We can use current host field and report services in the form of cluster@backend@hostend or create a new field called backend or cluster that will contain the cluster@backend section and leave the host part in the the host field.
That’s actually irrelevant at this point, as it’s just an implementation detail, in any case Scheduler Nodes will have a periodic task that will check the DB contents and create a dictionary with keys cluster@backend and store in the value if it’s up and the different nodes with their information and whether we have done the cleanup for that node or not. Nodes that are up will set the cleanup_done to False.
A service is up if any of the nodes from the cluster is up.
For those nodes that are down we will perform the cleanup just like we do in the Volume Nodes startup and then set cleanup_done to True so we don’t check for jobs on the next time the task is run.
It doesn’t really matter if multiple schedulers try to do the same node’s cleanup at the same time or if a scheduler and the previously passive node that is now active are simultaneously repairing the resources, since we are doing an atomic change in the DB with compare-and-swap and skip failures only one will do the cleanup of the resource.
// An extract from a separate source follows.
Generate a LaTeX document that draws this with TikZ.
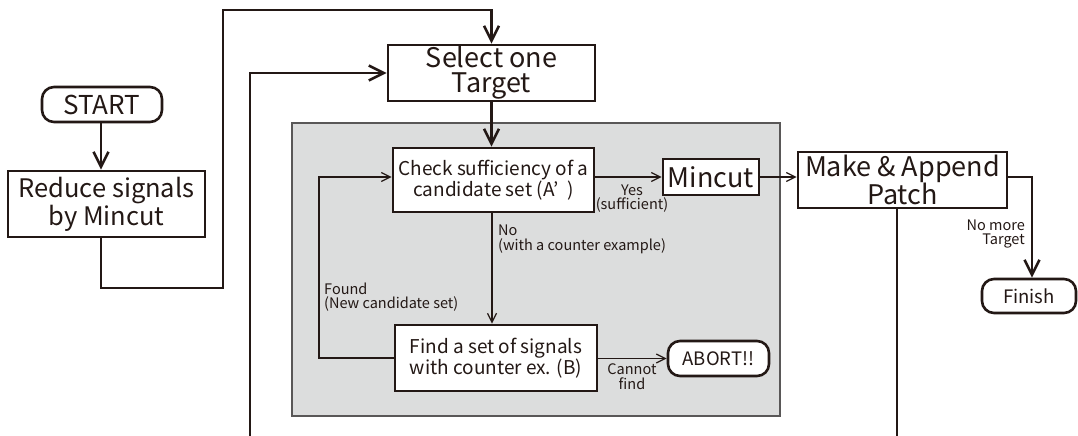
\documentclass[tikz,border=0pt]{standalone}
\usepackage{fontspec}
\setmainfont{Noto Sans CJK JP}
\usetikzlibrary{arrows.meta}
\definecolor{ink}{HTML}{231815}
\definecolor{panelgray}{HTML}{DCDDDD}
\definecolor{panelline}{HTML}{595757}
\newcommand\fsHuge{\fontsize{26}{24}\selectfont}
\newcommand\fsBig{\fontsize{27}{25}\selectfont}
\newcommand\fsRed{\fontsize{25.5}{21}\selectfont}
\newcommand\fsMid{\fontsize{19}{17}\selectfont}
\newcommand\fsAbort{\fontsize{18.5}{17}\selectfont}
\newcommand\fsSmall{\fontsize{18.5}{16}\selectfont}
\newcommand\fsLabel{\fontsize{14.5}{14.5}\selectfont}
\begin{document}
\begin{tikzpicture}[x=1pt,y=-1pt,
  box/.style={draw=ink, line width=2.6pt, fill=white, inner sep=0pt,
    align=center, text=ink},
  term/.style={box, rounded corners=12pt},
  panel/.style={draw=panelline, line width=1.4pt, fill=panelgray, inner sep=0pt},
  mainflow/.style={draw=ink, line width=2.6pt, line join=miter,
    -{Straight Barb[length=15pt,width=15pt]}},
  innerflow/.style={draw=ink, line width=1.3pt, line join=miter,
    -{Straight Barb[length=9pt,width=9pt]}},
  lbl/.style={text=ink, font=\fsLabel, inner sep=0pt},
]
\useasboundingbox (0,0) rectangle (1078,436);

% grey area holding the sufficiency check loop
\node[panel, minimum width=488pt, minimum height=293pt] (loop) at (536,269.5) {};

% nodes
\node[term, minimum width=120pt, minimum height=35pt, font=\fsHuge] (start) at (102,104.5) {START};
\node[box, minimum width=197pt, minimum height=66pt, font=\fsRed] (reduce) at (106.5,204) {Reduce signals\\by Mincut};
\node[box, minimum width=207pt, minimum height=56pt, font=\fsBig] (select) at (491.5,73) {Select one\\Target};
\node[box, minimum width=201pt, minimum height=64pt, font=\fsMid] (check) at (493.5,180) {Check sufficiency of a\\candidate set (A’\hspace{0.45em})};
\node[box, minimum width=96pt, minimum height=36pt, font=\fsBig] (mincut) at (711,177) {Mincut};
\node[box, minimum width=209pt, minimum height=56pt, font=\fsBig] (make) at (902.5,180) {Make \& Append\\Patch};
\node[term, minimum width=94pt, minimum height=34pt, font=\fsSmall] (finish) at (1029,296) {Finish};
\node[box, minimum width=202pt, minimum height=66pt, font=\fsMid] (find) at (496,358) {Find a set of signals\\with counter ex. (B)};
\node[term, minimum width=101pt, minimum height=35pt, font=\fsAbort] (abort) at (718.5,358.5) {ABORT!!};

% turning points of the outer routes
\coordinate (r1) at (101,288);
\coordinate (r2) at (223,288);
\coordinate (r3) at (223,10);
\coordinate (b1) at (897,437);
\coordinate (b2) at (250,437);
\coordinate (f1) at (319,358);

% outer flow
\draw[mainflow] (start.south -| r1) -- (reduce.north -| r1);
\draw[mainflow] (reduce.south -| r1) -- (r1) -- (r2) -- (r3) -| (select.north);
\draw[mainflow] (select.south) -- (check.north -| select.south);
\draw[mainflow] (make.south -| b1) -- (b1) -- (b2) |- (select.west);
\draw[mainflow] (make.east |- mincut) -| (finish.north -| 1032,0);

% inner flow
\draw[innerflow] (check.east |- mincut) -- (mincut.west);
\draw[innerflow] (mincut.east) -- (make.west |- mincut);
\draw[innerflow] (check.south -| 492,0) -- (find.north -| 492,0);
\draw[innerflow] (find.west |- f1) -- (f1) |- (check.west |- mincut);
\draw[innerflow] (find.east |- abort) -- (abort.west);

% labels
\node[lbl, align=center] (yes) at (632,198.5) {Yes\\(sufficient)};
\node[lbl, align=left, anchor=west] (no) at (498,239.5) {No\\(with a counter example)};
\node[lbl, align=left, anchor=west] (found) at (324,297) {Found\\(New candidate set)};
\node[lbl, align=center] (cannot) at (632,376.5) {Cannot\\find};
\node[lbl, align=right, anchor=east] (nomore) at (1025,234) {No more\\Target};
\end{tikzpicture}
\end{document}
If we report our capabilities using cluster@backend as the host we won’t need to make any changes like I explained before.
Prevent data corruption
Unlike with last week’s solution, preventing data corruption is much easier here, and that’s one of the main reasons why this solution is simpler.
We don’t care if we lose connection to the storage back-end, we don’t care if we lose connection to the message broker.
If we lose connection to the DB we should stop all ongoing operations, and the easiest place to do this is in the heartbeat periodic method. There we can stop all operations with the backend.
When using a DLM we should also check when the connection is lost and stop all operations when the connection is lost and stop sending heartbeats since we can’t do anything, this is the same as when we lost the DLM connection in the complex solution.